Now dial. Also 8 stownd. [App. f. STOUND v.2; but perh. a use of STOUND sb.1 2 b, modified by association with the vb.] A state of stupefaction or amazement.

1

1567.  Golding, Ovid’s Met., XIII. (1593), 298. [He] raised soberly his eye-lids from the ground (On which he had a little while them pitched in a stound).

2

1596.  Spenser, F. Q., IV. vi. 12. Lightly he started up out of that stound.

3

1610.  Fletcher, Faithf. Sheph., II. ii. (1634), D 1. Whilst the sound Breakes against heaven, and drives into a stound The amazed Shepherd.

4

1667.  Pepys, Diary, 3 April. This put us all into a stound.

5

1674.  N. Fairfax, Bulk & Selv., 120. We having warily held, the stirr’d body not to be at rest, or in a stound or pause at all, but alwayes to be either stirring or bearing.

6

1677.  Gilpin, Dæmonol. (1867), 440. Though at first some good men were overawed to … recant,… yet … after the stound and dazzle of the temptation was over, they recoiled so resolutely upon them, that [etc.].

7

1714.  Gay, Sheph. Week, Prol. 23.

        While thus we stood as in a stound,
And wet with Tears, like Dew, the Ground,
Full soon by Bonefire and by Bell
We learnt our Liege was passing well.

8

1767.  Mickle, Concub., II. Introd.

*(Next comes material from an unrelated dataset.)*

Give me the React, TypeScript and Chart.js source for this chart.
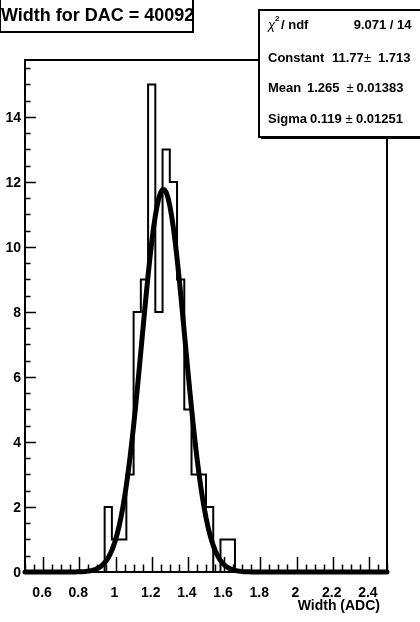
import React, { useEffect, useRef } from "react";
import { Chart, registerables } from "chart.js";

Chart.register(...registerables);

// ---------- data ----------
const TITLE = "Width for DAC = 40092";
const X_TITLE = "Width (ADC)";
const X_RANGE = [0.5, 2.5];
const Y_MAX = 15.75;
const BIN_WIDTH = 0.04;
const BIN_LOW = [0.90, 0.94, 0.98, 1.02, 1.06, 1.10, 1.14, 1.18, 1.22, 1.26, 1.30, 1.34, 1.38, 1.42, 1.46, 1.50, 1.54, 1.58, 1.62, 1.66];
const COUNTS = [0, 2, 1, 1, 3, 8, 9, 15, 8, 13, 12, 9, 5, 3, 3, 2, 0, 1, 1, 0];
const X_TICKS = [0.6, 0.8, 1, 1.2, 1.4, 1.6, 1.8, 2, 2.2, 2.4];
const Y_TICKS = [0, 2, 4, 6, 8, 10, 12, 14];
const X_MINOR_STEP = 0.05;
const Y_MINOR_STEP = 0.5;
// Gaussian fit parameters (from the stats box)
const FIT_CONSTANT = 11.77;
const FIT_MEAN = 1.265;
const FIT_SIGMA = 0.119;
const FIT_STEP = 0.01;
const CHI2_TEXT = "9.071 / 14";
const STAT_NAMES = ["Constant", "Mean", "Sigma"];
const STAT_VALUES = ["11.77", "1.265", "0.119"];
const STAT_ERRORS = ["1.713", "0.01383", "0.01251"];

// ---------- derived ----------
const histPoints: { x: number; y: number }[] = [{ x: X_RANGE[0], y: 0 }];
BIN_LOW.forEach((lo, i) => histPoints.push({ x: lo, y: COUNTS[i] }));
histPoints.push({ x: BIN_LOW[BIN_LOW.length - 1] + BIN_WIDTH, y: 0 });
histPoints.push({ x: X_RANGE[1], y: 0 });

const fitPoints: { x: number; y: number }[] = [];
const nFit = Math.round((X_RANGE[1] - X_RANGE[0]) / FIT_STEP);
for (let i = 0; i <= nFit; i++) {
  const xv = X_RANGE[0] + i * FIT_STEP;
  const z = (xv - FIT_MEAN) / FIT_SIGMA;
  fitPoints.push({ x: xv, y: FIT_CONSTANT * Math.exp(-0.5 * z * z) });
}

const FONT = '"Liberation Sans", Arial, Helvetica, sans-serif';

const fmt = (v: number) => String(parseFloat(v.toFixed(2)));

const rootPlugin = {
  id: "rootStyle",
  beforeDraw(chart: any) {
    const { ctx, width, height } = chart;
    ctx.save();
    ctx.fillStyle = "#fff";
    ctx.fillRect(0, 0, width, height);
    ctx.restore();
  },
  afterDraw(chart: any) {
    const { ctx, chartArea: a } = chart;
    const xs = chart.scales.x;
    const ys = chart.scales.y;
    ctx.save();
    ctx.strokeStyle = "#000";
    ctx.fillStyle = "#000";

    // frame
    ctx.lineWidth = 2;
    ctx.strokeRect(a.left, a.top, a.right - a.left, a.bottom - a.top);

    // x ticks
    ctx.lineWidth = 1.5;
    const nx = Math.round((X_RANGE[1] - X_RANGE[0]) / X_MINOR_STEP);
    for (let i = 0; i <= nx; i++) {
      const v = X_RANGE[0] + i * X_MINOR_STEP;
      const major = X_TICKS.some((t) => Math.abs(t - v) < 1e-6);
      const px = Math.round(xs.getPixelForValue(v)) + 0.5;
      const len = major ? 15 : 7.5;
      ctx.beginPath();
      ctx.moveTo(px, a.bottom);
      ctx.lineTo(px, a.bottom - len);
      ctx.stroke();
    }
    // y ticks
    const ny = Math.floor(Y_MAX / Y_MINOR_STEP);
    for (let i = 0; i <= ny; i++) {
      const v = i * Y_MINOR_STEP;
      const major = Y_TICKS.some((t) => Math.abs(t - v) < 1e-6);
      const py = Math.round(ys.getPixelForValue(v)) + 0.5;
      const len = major ? 11 : 5.5;
      ctx.beginPath();
      ctx.moveTo(a.left, py);
      ctx.lineTo(a.left + len, py);
      ctx.stroke();
    }

    // tick labels
    ctx.font = `bold 14px ${FONT}`;
    ctx.textAlign = "center";
    ctx.textBaseline = "alphabetic";
    X_TICKS.forEach((t) => {
      ctx.fillText(fmt(t), xs.getPixelForValue(t) - 1, 597);
    });
    ctx.textAlign = "right";
    ctx.textBaseline = "middle";
    Y_TICKS.forEach((t) => {
      ctx.fillText(fmt(t), 21, ys.getPixelForValue(t) + 1);
    });
    // axis title
    ctx.textAlign = "right";
    ctx.textBaseline = "alphabetic";
    ctx.fillText(X_TITLE, 380, 610);

    // title box
    ctx.fillStyle = "#fff";
    ctx.fillRect(0, 0, 193, 32);
    ctx.fillStyle = "#000";
    ctx.font = `bold 18px ${FONT}`;
    ctx.textAlign = "left";
    ctx.fillText(TITLE, 1, 21);
    ctx.lineWidth = 2;
    ctx.strokeRect(0, -2, 193, 34);

    // stats box
    const bx = 259, by = 10, bw = 170, bh = 127;
    ctx.fillStyle = "#000";
    ctx.fillRect(bx + 2, by + bh, bw, 2);
    ctx.fillStyle = "#fff";
    ctx.fillRect(bx, by, bw, bh);
    ctx.lineWidth = 2;
    ctx.strokeRect(bx, by, bw, bh);
    ctx.fillStyle = "#000";

    // line 1: chi2 / ndf
    ctx.textAlign = "left";
    ctx.font = `italic 13px ${FONT}`;
    ctx.fillText("\u03c7", 268, 28.5);
    ctx.font = `bold 8px ${FONT}`;
    ctx.fillText("2", 275, 21);
    ctx.font = `bold 13px ${FONT}`;
    ctx.fillText("/ ndf", 281, 28.5);
    ctx.textAlign = "right";
    ctx.fillText(CHI2_TEXT, 411.5, 28.5);

    const baselines = [61.5, 92, 123];
    const valueX = [332, 307, 310];
    const pmX = [364, 346.5, 345.5];
    const errX = [378, 356.5, 356];
    STAT_NAMES.forEach((name, i) => {
      const yb = baselines[i];
      ctx.textAlign = "left";
      ctx.font = `bold 13px ${FONT}`;
      ctx.fillText(name, 268, yb);
      ctx.fillText(STAT_VALUES[i], valueX[i], yb);
      ctx.font = `13px ${FONT}`;
      ctx.fillText("\u00b1", pmX[i], yb);
      ctx.font = `bold 13px ${FONT}`;
      ctx.fillText(STAT_ERRORS[i], errX[i], yb);
    });

    ctx.restore();
  },
};

export default function App() {
  const ref = useRef<HTMLCanvasElement>(null);
  useEffect(() => {
    const chart = new Chart(ref.current as HTMLCanvasElement, {
      type: "line",
      data: {
        datasets: [
          {
            label: "fit",
            data: fitPoints,
            borderColor: "#000",
            borderWidth: 5,
            pointRadius: 0,
            tension: 0,
            fill: false,
            borderJoinStyle: "round",
            borderCapStyle: "round",
            clip: false,
            order: 0,
          } as any,
          {
            label: "hist",
            data: histPoints,
            borderColor: "#000",
            borderWidth: 2,
            pointRadius: 0,
            stepped: "before",
            fill: false,
            borderJoinStyle: "miter",
            clip: false,
            order: 1,
          } as any,
        ],
      },
      options: {
        responsive: false,
        animation: false,
        events: [],
        layout: { padding: { left: 25, top: 60, right: 33, bottom: 50 } },
        scales: {
          x: { type: "linear", min: X_RANGE[0], max: X_RANGE[1], display: false },
          y: { type: "linear", min: 0, max: Y_MAX, display: false },
        },
        plugins: {
          legend: { display: false },
          tooltip: { enabled: false },
          title: { display: false },
        },
      },
      plugins: [rootPlugin],
    });
    return () => chart.destroy();
  }, []);
  return (
    <div style={{ position: "fixed", left: 0, top: 0, width: 420, height: 622, background: "#fff" }}>
      <canvas ref={ref} width={420} height={622} style={{ display: "block", width: 420, height: 622 }} />
    </div>
  );
}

In musefull Stownd Syr Martyn rews His Youthhedes thoughtlesse Stage.

9

1819.  W. Tennant, Papistry Storm’d (1827), 194. Flew frae ae pillar to the tither, Syn in a stound did drap.

10

1859.  Miss Mulock, Life for Life, II. 184. I laugh now—I could have laughed then, the minute after, to recollect what a ‘stound’ it gave us both, Colin and me, this utterly improbable and ridiculous tale.